* **PROVIDED MATERIAL**:
^^^^^^^^^^^^^^^^
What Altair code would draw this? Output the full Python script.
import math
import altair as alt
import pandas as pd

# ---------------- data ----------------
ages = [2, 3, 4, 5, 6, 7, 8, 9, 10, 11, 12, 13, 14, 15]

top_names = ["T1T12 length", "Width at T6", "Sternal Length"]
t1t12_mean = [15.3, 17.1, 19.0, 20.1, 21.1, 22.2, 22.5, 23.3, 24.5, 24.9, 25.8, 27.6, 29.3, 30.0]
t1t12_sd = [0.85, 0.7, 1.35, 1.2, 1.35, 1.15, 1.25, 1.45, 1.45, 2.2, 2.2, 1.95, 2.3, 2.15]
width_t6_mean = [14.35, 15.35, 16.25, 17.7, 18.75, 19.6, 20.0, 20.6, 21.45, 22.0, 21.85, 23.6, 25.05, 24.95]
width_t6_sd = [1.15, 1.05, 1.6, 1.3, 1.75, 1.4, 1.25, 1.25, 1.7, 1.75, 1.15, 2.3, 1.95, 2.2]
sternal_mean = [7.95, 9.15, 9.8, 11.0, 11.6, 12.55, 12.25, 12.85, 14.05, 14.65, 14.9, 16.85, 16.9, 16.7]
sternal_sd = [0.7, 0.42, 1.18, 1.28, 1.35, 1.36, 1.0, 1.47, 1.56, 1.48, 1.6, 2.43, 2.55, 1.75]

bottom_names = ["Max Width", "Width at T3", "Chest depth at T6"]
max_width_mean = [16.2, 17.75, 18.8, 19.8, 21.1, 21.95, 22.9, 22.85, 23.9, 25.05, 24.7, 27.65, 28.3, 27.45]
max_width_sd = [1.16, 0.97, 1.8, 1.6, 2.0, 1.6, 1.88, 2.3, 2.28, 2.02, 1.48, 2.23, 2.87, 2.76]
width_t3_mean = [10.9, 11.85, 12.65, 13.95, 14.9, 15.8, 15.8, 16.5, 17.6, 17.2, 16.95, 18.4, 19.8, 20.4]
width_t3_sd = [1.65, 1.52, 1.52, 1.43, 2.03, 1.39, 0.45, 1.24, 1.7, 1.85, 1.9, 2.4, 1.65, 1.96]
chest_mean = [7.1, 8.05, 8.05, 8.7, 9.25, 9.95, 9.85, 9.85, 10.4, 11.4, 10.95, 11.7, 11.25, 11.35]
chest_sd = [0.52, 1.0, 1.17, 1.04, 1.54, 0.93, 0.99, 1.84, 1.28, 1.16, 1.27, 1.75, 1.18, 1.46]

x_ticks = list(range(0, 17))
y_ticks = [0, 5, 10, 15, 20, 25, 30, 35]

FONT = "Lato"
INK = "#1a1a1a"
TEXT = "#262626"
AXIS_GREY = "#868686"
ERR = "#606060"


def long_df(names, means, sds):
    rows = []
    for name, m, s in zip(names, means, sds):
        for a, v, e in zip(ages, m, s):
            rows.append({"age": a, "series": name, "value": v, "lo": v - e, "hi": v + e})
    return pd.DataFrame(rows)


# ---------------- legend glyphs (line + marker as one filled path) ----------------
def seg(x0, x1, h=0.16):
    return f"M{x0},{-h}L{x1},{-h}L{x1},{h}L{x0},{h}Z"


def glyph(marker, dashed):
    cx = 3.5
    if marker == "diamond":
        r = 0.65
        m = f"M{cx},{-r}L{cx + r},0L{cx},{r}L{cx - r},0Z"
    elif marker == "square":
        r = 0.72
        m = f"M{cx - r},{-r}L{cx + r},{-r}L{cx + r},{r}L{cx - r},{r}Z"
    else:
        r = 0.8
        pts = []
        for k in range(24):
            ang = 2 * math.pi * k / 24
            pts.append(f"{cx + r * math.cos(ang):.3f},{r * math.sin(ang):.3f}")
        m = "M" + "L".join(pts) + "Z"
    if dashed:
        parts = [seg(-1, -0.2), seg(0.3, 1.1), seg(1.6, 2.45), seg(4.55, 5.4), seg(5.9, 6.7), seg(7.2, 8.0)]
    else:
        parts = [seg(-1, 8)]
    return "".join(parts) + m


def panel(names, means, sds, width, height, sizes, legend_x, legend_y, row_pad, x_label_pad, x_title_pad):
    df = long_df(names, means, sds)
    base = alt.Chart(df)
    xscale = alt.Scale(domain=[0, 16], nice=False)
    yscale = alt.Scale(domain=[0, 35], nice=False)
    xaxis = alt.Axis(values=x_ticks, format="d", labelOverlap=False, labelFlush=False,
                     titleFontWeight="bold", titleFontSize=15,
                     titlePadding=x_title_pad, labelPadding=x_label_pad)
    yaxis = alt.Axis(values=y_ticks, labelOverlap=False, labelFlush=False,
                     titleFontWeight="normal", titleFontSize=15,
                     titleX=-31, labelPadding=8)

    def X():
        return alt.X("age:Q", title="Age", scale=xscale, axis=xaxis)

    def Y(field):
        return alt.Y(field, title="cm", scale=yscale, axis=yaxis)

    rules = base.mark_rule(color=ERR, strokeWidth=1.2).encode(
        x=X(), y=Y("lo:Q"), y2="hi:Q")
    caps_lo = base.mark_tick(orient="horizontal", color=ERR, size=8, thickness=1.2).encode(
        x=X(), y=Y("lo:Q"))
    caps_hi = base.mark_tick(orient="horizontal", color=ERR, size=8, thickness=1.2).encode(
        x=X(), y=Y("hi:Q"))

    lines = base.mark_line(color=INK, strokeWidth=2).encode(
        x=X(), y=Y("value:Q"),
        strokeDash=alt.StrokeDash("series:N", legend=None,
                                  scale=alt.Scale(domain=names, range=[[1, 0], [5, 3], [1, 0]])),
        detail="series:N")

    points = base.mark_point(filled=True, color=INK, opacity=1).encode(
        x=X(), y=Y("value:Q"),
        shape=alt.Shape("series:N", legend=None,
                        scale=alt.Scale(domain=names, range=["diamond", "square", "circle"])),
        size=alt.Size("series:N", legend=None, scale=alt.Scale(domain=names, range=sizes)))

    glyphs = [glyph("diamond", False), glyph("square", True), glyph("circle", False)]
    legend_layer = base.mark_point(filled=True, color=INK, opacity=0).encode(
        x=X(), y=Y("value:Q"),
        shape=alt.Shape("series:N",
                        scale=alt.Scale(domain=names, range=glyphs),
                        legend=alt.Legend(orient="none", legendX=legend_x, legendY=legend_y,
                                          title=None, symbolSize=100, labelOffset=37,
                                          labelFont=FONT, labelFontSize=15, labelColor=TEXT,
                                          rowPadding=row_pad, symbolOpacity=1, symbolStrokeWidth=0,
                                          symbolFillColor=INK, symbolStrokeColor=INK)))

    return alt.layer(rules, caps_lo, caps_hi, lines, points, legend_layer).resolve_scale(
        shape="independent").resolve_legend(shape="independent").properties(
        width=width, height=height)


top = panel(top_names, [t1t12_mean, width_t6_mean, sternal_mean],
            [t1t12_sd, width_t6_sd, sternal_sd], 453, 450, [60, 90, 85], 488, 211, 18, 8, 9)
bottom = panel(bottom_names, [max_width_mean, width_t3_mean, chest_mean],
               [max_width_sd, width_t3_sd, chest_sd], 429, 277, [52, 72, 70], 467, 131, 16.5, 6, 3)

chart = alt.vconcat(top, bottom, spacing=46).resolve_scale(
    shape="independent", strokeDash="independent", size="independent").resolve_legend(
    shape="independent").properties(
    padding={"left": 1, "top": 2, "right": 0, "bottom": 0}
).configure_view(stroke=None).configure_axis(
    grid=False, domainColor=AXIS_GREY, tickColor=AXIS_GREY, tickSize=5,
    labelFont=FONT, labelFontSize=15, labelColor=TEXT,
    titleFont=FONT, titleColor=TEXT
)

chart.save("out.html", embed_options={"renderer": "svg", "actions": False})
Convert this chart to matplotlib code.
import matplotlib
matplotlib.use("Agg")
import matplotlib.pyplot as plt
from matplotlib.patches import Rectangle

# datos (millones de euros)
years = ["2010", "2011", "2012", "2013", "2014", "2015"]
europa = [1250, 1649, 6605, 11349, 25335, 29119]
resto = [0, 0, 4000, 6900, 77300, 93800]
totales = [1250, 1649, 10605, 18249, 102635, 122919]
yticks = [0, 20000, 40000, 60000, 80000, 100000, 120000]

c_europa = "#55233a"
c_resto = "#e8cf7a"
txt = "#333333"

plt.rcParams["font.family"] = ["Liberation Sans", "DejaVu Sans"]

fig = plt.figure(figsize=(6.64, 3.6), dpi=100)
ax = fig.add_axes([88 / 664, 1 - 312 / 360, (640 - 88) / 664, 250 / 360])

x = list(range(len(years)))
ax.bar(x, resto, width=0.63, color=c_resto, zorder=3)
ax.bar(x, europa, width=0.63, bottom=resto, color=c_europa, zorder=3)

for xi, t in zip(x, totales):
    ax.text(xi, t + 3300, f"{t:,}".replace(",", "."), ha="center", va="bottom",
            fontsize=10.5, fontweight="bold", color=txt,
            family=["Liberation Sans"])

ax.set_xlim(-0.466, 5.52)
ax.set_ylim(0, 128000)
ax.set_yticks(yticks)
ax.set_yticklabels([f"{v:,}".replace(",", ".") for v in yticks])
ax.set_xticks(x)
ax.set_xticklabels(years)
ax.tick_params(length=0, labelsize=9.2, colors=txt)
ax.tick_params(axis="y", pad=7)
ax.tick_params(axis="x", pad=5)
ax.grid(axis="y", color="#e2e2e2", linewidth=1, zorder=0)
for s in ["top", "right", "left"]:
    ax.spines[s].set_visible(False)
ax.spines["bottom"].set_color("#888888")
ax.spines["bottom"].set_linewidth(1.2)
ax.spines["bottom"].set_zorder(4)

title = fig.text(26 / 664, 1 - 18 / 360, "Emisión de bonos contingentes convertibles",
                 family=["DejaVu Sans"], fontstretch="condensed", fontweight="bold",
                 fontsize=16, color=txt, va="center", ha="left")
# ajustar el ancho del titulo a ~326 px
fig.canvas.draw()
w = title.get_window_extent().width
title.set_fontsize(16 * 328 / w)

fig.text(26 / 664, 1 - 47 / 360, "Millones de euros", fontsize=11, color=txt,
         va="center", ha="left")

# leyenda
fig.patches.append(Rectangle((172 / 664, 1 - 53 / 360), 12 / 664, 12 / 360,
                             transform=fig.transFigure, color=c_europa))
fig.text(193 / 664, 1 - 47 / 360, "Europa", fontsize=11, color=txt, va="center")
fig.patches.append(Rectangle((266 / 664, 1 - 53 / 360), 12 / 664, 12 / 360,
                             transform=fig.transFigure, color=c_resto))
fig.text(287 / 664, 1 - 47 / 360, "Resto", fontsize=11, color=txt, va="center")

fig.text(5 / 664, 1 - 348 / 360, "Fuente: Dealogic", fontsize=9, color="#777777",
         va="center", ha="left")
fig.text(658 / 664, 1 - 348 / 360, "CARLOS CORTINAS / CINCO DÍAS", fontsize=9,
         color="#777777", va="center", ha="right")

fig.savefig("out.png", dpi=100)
^^^^^^^^^^^^^^^^
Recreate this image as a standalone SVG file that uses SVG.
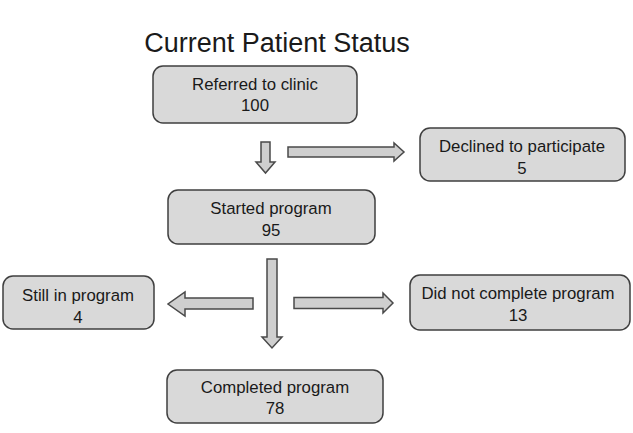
^^^^^^^^^^^^^^^^
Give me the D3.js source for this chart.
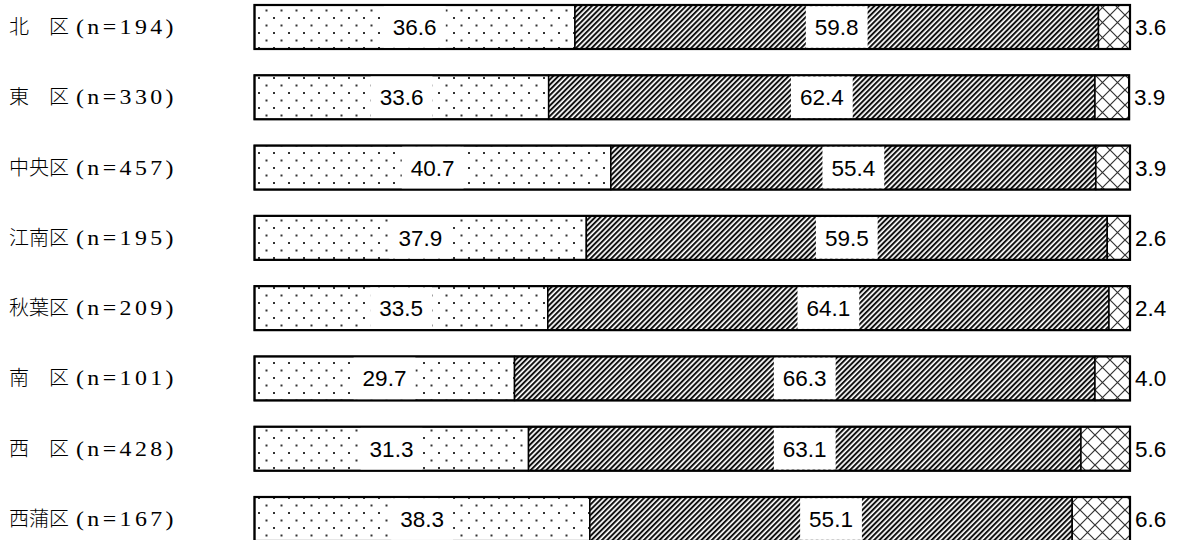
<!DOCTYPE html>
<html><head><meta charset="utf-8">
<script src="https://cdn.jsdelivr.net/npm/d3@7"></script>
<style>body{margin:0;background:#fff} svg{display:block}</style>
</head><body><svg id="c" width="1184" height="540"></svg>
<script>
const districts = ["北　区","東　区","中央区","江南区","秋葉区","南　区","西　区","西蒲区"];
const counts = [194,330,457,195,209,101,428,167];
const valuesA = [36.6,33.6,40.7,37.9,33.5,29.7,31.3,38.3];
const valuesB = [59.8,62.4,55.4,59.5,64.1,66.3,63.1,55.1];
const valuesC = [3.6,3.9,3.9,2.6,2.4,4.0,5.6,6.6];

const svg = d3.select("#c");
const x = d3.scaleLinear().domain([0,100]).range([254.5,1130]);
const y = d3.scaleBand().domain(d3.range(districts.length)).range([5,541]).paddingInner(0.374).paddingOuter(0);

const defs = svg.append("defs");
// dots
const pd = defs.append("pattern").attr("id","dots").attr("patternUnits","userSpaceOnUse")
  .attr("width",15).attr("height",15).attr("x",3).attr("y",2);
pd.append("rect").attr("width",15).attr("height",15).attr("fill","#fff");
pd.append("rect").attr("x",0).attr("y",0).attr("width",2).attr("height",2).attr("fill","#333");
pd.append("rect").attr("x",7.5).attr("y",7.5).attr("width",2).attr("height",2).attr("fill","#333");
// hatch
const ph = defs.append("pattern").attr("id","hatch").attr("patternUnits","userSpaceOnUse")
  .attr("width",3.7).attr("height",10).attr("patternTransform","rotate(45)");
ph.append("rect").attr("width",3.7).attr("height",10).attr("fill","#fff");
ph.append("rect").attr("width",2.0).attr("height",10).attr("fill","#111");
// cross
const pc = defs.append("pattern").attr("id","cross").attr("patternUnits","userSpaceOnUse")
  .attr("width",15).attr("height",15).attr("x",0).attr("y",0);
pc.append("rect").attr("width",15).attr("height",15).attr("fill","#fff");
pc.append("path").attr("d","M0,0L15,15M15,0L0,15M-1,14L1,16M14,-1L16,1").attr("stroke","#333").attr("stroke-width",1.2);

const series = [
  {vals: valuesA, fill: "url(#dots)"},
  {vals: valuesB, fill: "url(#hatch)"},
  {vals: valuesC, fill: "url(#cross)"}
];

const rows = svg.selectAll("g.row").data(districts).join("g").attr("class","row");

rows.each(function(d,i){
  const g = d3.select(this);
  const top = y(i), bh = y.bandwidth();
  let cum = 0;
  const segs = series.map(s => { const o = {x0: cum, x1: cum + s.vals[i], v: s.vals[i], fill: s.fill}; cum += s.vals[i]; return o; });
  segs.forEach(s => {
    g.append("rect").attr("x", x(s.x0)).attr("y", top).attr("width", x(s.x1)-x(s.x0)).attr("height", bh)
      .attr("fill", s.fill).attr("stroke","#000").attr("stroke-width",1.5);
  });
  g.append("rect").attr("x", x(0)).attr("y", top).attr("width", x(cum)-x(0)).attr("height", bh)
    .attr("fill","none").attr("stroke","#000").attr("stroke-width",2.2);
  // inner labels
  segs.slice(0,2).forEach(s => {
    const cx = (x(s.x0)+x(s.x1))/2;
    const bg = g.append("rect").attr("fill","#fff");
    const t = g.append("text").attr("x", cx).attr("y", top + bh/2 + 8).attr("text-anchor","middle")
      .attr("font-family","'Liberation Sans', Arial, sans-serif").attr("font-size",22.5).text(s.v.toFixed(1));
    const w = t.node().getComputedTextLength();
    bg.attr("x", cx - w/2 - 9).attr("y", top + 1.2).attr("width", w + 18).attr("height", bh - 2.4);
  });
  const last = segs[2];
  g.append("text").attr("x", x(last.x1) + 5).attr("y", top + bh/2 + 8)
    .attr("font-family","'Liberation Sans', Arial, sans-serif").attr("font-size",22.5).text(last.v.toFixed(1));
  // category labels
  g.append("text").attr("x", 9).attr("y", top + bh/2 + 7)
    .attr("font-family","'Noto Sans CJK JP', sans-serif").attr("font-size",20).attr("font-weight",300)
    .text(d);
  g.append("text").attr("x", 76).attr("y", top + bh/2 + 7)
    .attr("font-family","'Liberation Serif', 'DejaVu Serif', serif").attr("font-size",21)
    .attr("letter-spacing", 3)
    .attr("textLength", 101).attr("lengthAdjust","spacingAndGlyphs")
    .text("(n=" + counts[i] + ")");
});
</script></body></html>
^^^^^^^^^^^^^^^^
* **SET TASK**:
Above are the entries. Quote exactly the lines from the one bearing "What Altair code" through the one bearing "13, 14, 15]".

* **FULL ANSWER**:
What Altair code would draw this? Output the full Python script.
import math
import altair as alt
import pandas as pd

# ---------------- data ----------------
ages = [2, 3, 4, 5, 6, 7, 8, 9, 10, 11, 12, 13, 14, 15]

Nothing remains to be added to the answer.